The U.N. and Cambodia have vowed to provide the support necessary for the troubled Khmer Rouge tribunal to continue.
In high-level meetings this week between the U.N.’s top legal diplomat, Miguel de Serpa Soares, and Cambodian Cabinet Minister Sok An, the two sides agreed to continue to fund the court and cooperate on conducting trials.
The U.N.-backed court has faced ongoing financial woes in recent months, as it seeks to conclude the initial trial of two aging Khmer Rouge leaders.
U.N. spokeswoman Eri Kaneko said Wednesday the two sides focused on financial issues during their meeting.
“I believe both sides were able to reaffirm their commitments to ending impunity for the atrocities for the former Khmer Rouge regime," he said. "I believe the point of the meeting was to also address any funding challenges faced by the tribunal so as to avoid any delay in the judicial proceedings and to assure the welfare of both national and international staff.”

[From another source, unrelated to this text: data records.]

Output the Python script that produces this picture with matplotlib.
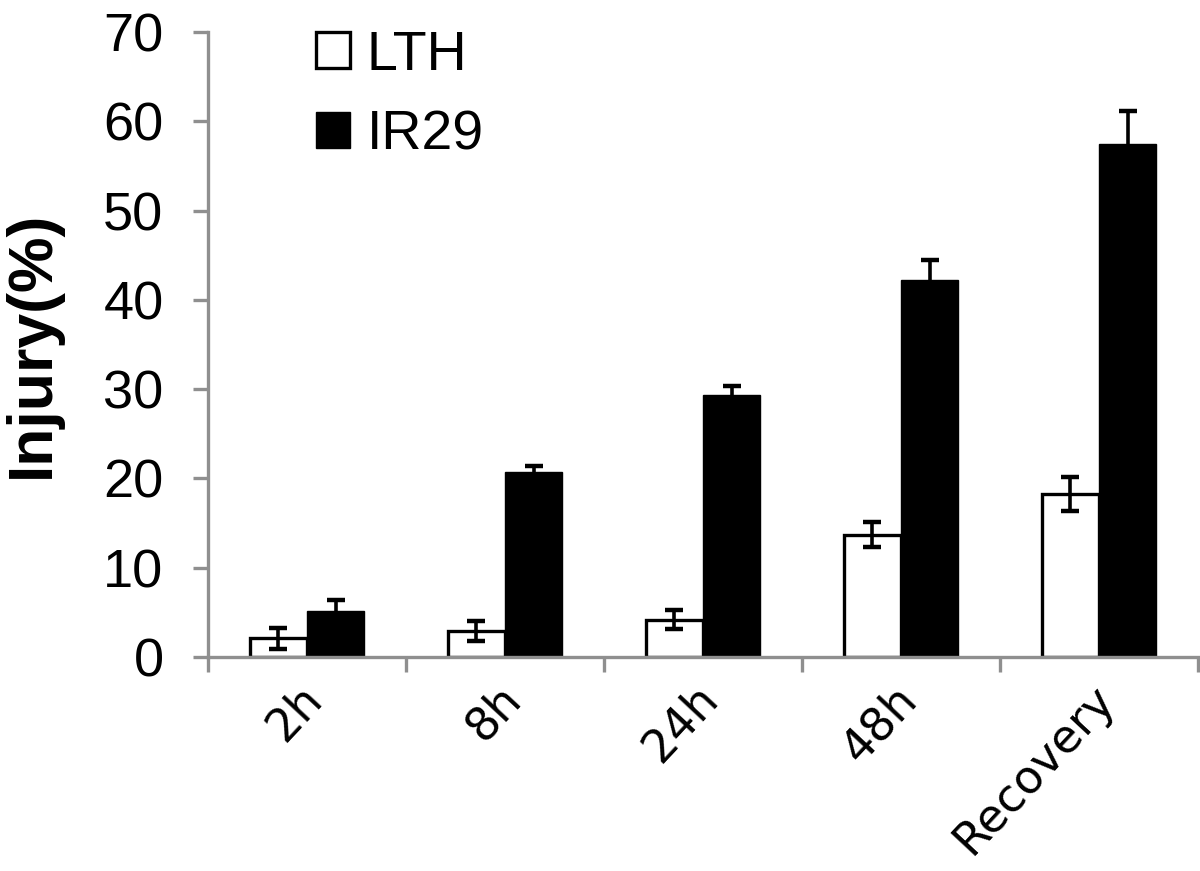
import numpy as np
import matplotlib
matplotlib.use('Agg')
import matplotlib.pyplot as plt

# данные
categories = ['2h', '8h', '24h', '48h', 'Recovery']
lth = [2.1, 2.9, 4.2, 13.7, 18.3]
lth_err = [1.2, 1.15, 1.1, 1.4, 1.9]
ir29 = [5.1, 20.7, 29.3, 42.2, 57.5]
ir29_err = [1.3, 0.65, 1.0, 2.3, 3.7]

grey = '#8f8f8f'

fig = plt.figure(figsize=(12, 8.71), dpi=100)
ax = fig.add_axes([208 / 1200, 1 - 657 / 871, 990 / 1200, 625 / 871])

x = np.arange(len(categories)) + 0.5
w = 0.29
err_kw = dict(ecolor='black', elinewidth=2.6, capsize=6.5, capthick=3.2)

ax.bar(x - w / 2, lth, w, yerr=lth_err, color='white', edgecolor='black',
       linewidth=2.4, label='LTH', error_kw=err_kw, zorder=2)
ax.bar(x + w / 2, ir29, w, yerr=ir29_err, color='black', edgecolor='black',
       linewidth=1, label='IR29', error_kw=err_kw, zorder=2)

ax.set_xlim(0, len(categories))
ax.set_ylim(0, 70)
ax.set_yticks(range(0, 71, 10))
ax.set_xticks(range(len(categories) + 1))
ax.set_xticklabels([])
ax.set_xticks(x - 0.04, minor=True)
ax.set_xticklabels(categories, minor=True, rotation=47, ha='right',
                   va='top', rotation_mode='anchor', fontsize=33,
                   family='DejaVu Sans')
ax.tick_params(axis='x', which='minor', length=0, pad=14)

for s in ['top', 'right']:
    ax.spines[s].set_visible(False)
for s in ['left', 'bottom']:
    ax.spines[s].set_color(grey)
    ax.spines[s].set_linewidth(2.4)

ax.tick_params(axis='both', which='major', direction='out', length=11,
               width=2.4, color=grey)
ax.tick_params(axis='y', labelsize=39, pad=21)
for t in ax.get_yticklabels():
    t.set_family('Liberation Sans')

ax.set_ylabel('Injury(%)', fontsize=45, fontweight='bold',
              family='Liberation Sans', labelpad=30)

leg = ax.legend(loc='upper left', bbox_to_anchor=(288 / 1200, 1 - 2 / 871),
                bbox_transform=fig.transFigure, frameon=False,
                prop={'family': 'Liberation Sans', 'size': 40},
                handlelength=0.62, handleheight=0.62, handletextpad=0.3,
                labelspacing=0.5, borderpad=0)

fig.savefig('out.png', dpi=100)
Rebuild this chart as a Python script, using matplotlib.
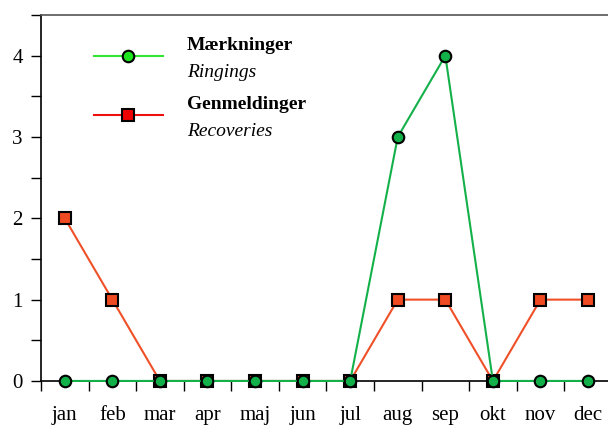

Cambodian spokesman Ek Tha told VOA's Khmer service that Phnom Penh agreed to provide $1.1 million to cover the salaries of Cambodian tribunal staff for the first quarter of 2014.
The Cambodian side of the hybrid court has faced ongoing criticism of mismanagement, corruption and political interference, and the court itself has only handed down one conviction since its inception in 2006.
Critics worry the court will not complete the trials of Noun Chea and Khieu Samphan, the only two defendants still in custody.
This report was produced in collaboration with the VOA Khmer service.